It’s impossible to read about the demise of MF Global and not think about Refco, the futures brokerage that collapsed in scandal in 2005 and whose remains were later bought by MF Global.   Like Marley’s ghost, the weaknesses that played a part in Refco’s downfall returned to haunt MF Global.

Refco’s problems came to light just a few months after it completed an initial public offering in August 2005 that valued the company at $3.5 billion.   A short time later, the firm discovered that CEO Phillip Bennett had maintained control of a separate entity that wasn’t consolidated with Refco’s books and held $430 million in Refco debt.  When Refco disclosed the debt in October 2005, just eight weeks after the IPO, Refco’s liquidity evaporated, customers rushed to withdraw funds and the firm filed for bankruptcy within a week.

That scenario sounds a lot like MF Global, where a big and poorly disclosed bet on European debt led to a credit downgrade and a spiral into bankruptcy.

Refco CEO Philip Bennett masterminded the fraud, personally directing a series of transactions to mask Refco’s true financial condition.  But the scheme could not have succeeded without a weak risk-monitoring system.  And it seems likely that these weaknesses remained when Refco’s business was bought in a bankruptcy-court auction by MAN Financial, the predecessor to MF Global.

The New York Times recently reported that MF Global CEO Jon Corzine scuttled plans to upgrade the firm’s risk systems.  So it’s quite likely that MF Global did not have the means to properly segregate client funds, track margin balances and, importantly, monitor the use of customer collateral by MF Global to finance its positions, a practice that, however surprising, appears to be lawful.  (Seeking Alpha has a lengthy description here.)

The facts aren’t yet known, but if MF Global was tapping customer collateral to finance its trading, the parallels to Refco become even more striking.   For the main technique used by Bennett in the Refco fraud was a series of short-term loans with third parties.  The report of the Court-appointed Examiner in the Refco bankruptcy case describes it below:

To hide the RGHI Receivable, as each reporting period came to a close, Bennett and others caused the consolidated reporting Refco companies to manipulate their books through a series of transactions commonly referred to as “Round Trip Loans.” The loans made it appear that the RGHI Receivable was due from unrelated third parties rather than from RGHI.  This concealment of the true nature of the RGHI Receivable also provided comfort to outsiders that the receivable was collectible.
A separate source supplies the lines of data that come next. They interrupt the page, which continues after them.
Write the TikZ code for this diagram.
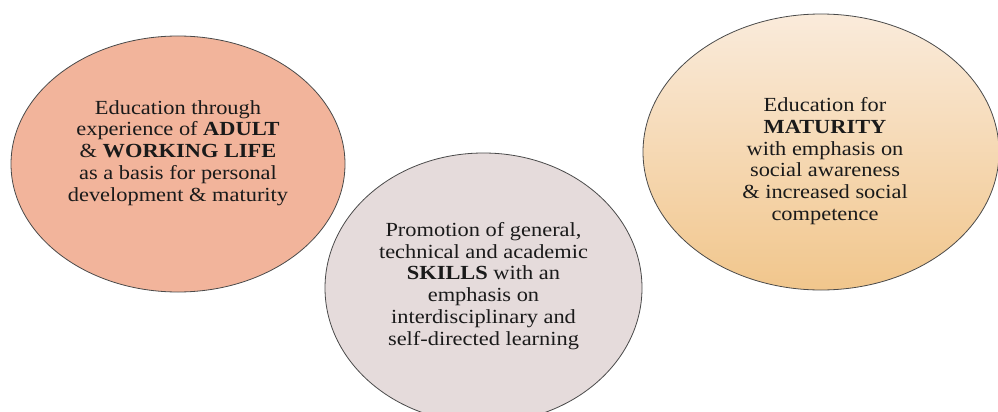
\documentclass[tikz,border=0pt]{standalone}
\usepackage{fontspec}
\setmainfont[FakeStretch=1.12]{Liberation Serif}
\usetikzlibrary{shapes.geometric}
\definecolor{salmon}{HTML}{F2B49B}
\definecolor{mauve}{HTML}{E5DBDB}
\definecolor{creamtop}{HTML}{FAEBDB}
\definecolor{orangebot}{HTML}{F1C68C}
\definecolor{rim}{HTML}{4A4A4A}
\definecolor{ink}{HTML}{1A1A1A}
\tikzset{
  bubble/.style={ellipse, draw=rim, line width=0.8pt, inner sep=0pt},
  bubbletext/.style={align=center, text=ink, inner sep=0pt,
    font=\fontsize{20}{21.8}\selectfont},
}
\begin{document}
\begin{tikzpicture}[x=1pt,y=-1pt]
\useasboundingbox (0,0) rectangle (998,412);
\clip (0,0) rectangle (998,412);
\fill[white] (0,0) rectangle (998,412);
\node[bubble, fill=salmon, minimum width=334pt, minimum height=256pt] (adult) at (178,164) {};
\node[bubbletext] (adulttext) at (178,153)
  {Education through\\experience of \textbf{ADULT}\\\& \textbf{WORKING LIFE}\\as a basis for personal\\development \& maturity};
\node[bubble, fill=mauve, minimum width=317pt, minimum height=270pt] (skills) at (483.5,288) {};
\node[bubbletext] (skillstext) at (483.5,286)
  {Promotion of general,\\technical and academic\\\textbf{SKILLS} with an\\emphasis on\\interdisciplinary and\\self-directed learning};
\node[bubble, top color=creamtop, bottom color=orangebot, minimum width=356pt, minimum height=276pt] (maturity) at (821,152) {};
\node[bubbletext] (maturitytext) at (825,161)
  {Education for\\\textbf{MATURITY}\\with emphasis on\\social awareness\\\& increased social\\competence};
\end{tikzpicture}
\end{document}
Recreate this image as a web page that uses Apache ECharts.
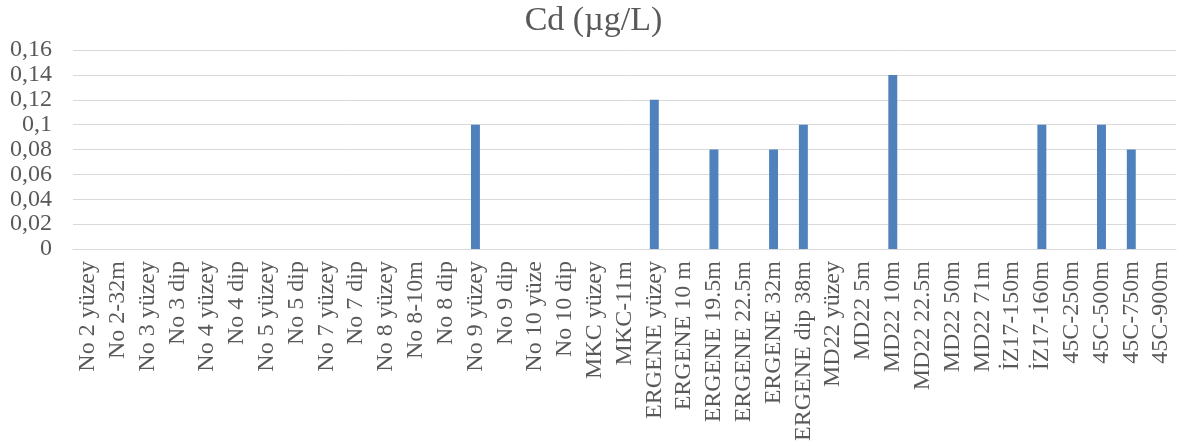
<!DOCTYPE html>
<html>
<head>
<meta charset="utf-8">
<script src="https://cdn.jsdelivr.net/npm/echarts@6/dist/echarts.min.js"></script>
<style>html,body{margin:0;padding:0;background:#fff;}#c{width:1187px;height:448px;}</style>
</head>
<body>
<div id="c"></div>
<script>
const categories = ["No 2 yüzey","No 2-32m","No 3 yüzey","No 3 dip","No 4 yüzey","No 4 dip","No 5 yüzey","No 5 dip","No 7 yüzey","No 7 dip","No 8 yüzey","No 8-10m","No 8 dip","No 9 yüzey","No 9 dip","No 10 yüze","No 10 dip","MKC yüzey","MKC-11m","ERGENE yüzey","ERGENE 10 m","ERGENE 19.5m","ERGENE 22.5m","ERGENE 32m","ERGENE dip 38m","MD22 yüzey","MD22 5m","MD22 10m","MD22 22.5m","MD22 50m","MD22 71m","İZ17-150m","İZ17-160m","45C-250m","45C-500m","45C-750m","45C-900m"];
const cdValues = [null,null,null,null,null,null,null,null,null,null,null,null,null,0.1,null,null,null,null,null,0.12,null,0.08,null,0.08,0.1,null,null,0.14,null,null,null,null,0.1,null,0.1,0.08,null];
const titleText = "Cd (µg/L)";

const chart = echarts.init(document.getElementById('c'));
const font = "'Liberation Serif', 'Times New Roman', serif";
chart.setOption({
  animation: false,
  title: { text: titleText, left: 'center', top: -1, textStyle: { fontFamily: font, fontSize: 34, fontWeight: 'normal', color: '#595959' } },
  grid: { left: 73, right: 11, top: 50, bottom: 199, containLabel: false },
  xAxis: {
    type: 'category', data: categories,
    axisTick: { show: false },
    axisLine: { lineStyle: { color: '#d9d9d9', width: 1 } },
    axisLabel: { rotate: 90, interval: 0, margin: 12, fontFamily: font, fontSize: 24, color: '#595959' }
  },
  yAxis: {
    type: 'value', min: 0, max: 0.16, interval: 0.02,
    axisLine: { show: false }, axisTick: { show: false },
    splitLine: { lineStyle: { color: '#d9d9d9', width: 1 } },
    axisLabel: { margin: 21, fontFamily: font, fontSize: 24, color: '#595959',
      formatter: v => String(Math.round(v*100)/100).replace('.', ',') }
  },
  series: [{ type: 'bar', data: cdValues, barWidth: '30%', itemStyle: { color: '#4f81bd' } }]
});
</script>
</body>
</html>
The mechanics of the typical Round Trip Loans is described below:

The Round Trip Loans were two short term loans of several weeks duration that spanned the end of Refco’s fiscal year-end or quarterly financial reporting periods. The first loan was made by a Refco entity to a third party at a certain interest rate for a certain period of time. The second one was made by that same third party to RGHI for the same period of time, but at a higher interest rate. The repayment of the loan by RGHI to the third party was guaranteed by RGL and the third party was also indemnified by RGL against any loss or expense for entering into the Round Trip Loan.

The funds or credit advanced for the loan to the third party were deposited into the third party’s account with RCM. Those funds were then transferred at the third party’s request from the third party’s account at RCM to RGHI’s account at RCM. The effect of these transactions was to reduce RGHI’s receivable balance owed to RCM by the amount of the Round Trip Loan, and to substitute a receivable in that amount from the third party. In most cases, these were bookkeeping entries and no cash actually “moved.” After the end of the applicable reporting period, the process was reversed and unwound.

These Round Trip Loans were sham transactions with no economic substance which were entered into solely to “dress up” Refco’s consolidated financial statements. The loans involved no risk to the third party because they included secret guarantees by Refco that were not reflected on Refco’s books.

(Refco’s use of Round Trip Loans sounds a lot like the “Repo 105” transactions used by Lehman Brothers to dress up its financial statements at quarter-end.)

The full report of the Examiner is a worthwhile read, if long.  It provided the factual basis for prosecutions of Refco’s former executives and advisers.  Former Refco CEO Phillip Bennet is now serving a 16-year prison sentence.  Joseph Collins, a former partner at law firm Mayer Brown who served as outside counsel to Refco was convicted of fraud and conspiracy and sentenced to seven years in prison.

The Examiner’s report also had harsh words for Refco’s auditors and tax advisers, among them Ernst & Young, for which the Examiner found sufficient evidence to support a claim against the firm for professional malpractice and aiding and abetting fraud.  Indeed, the Refco estate later sued E&Y and other advisors for $2 billion.

You can be sure that part of the report is getting careful attention at PricewaterhouseCoopers, which audited MF Global.  And to complete the irony, PwC also worked for Refco.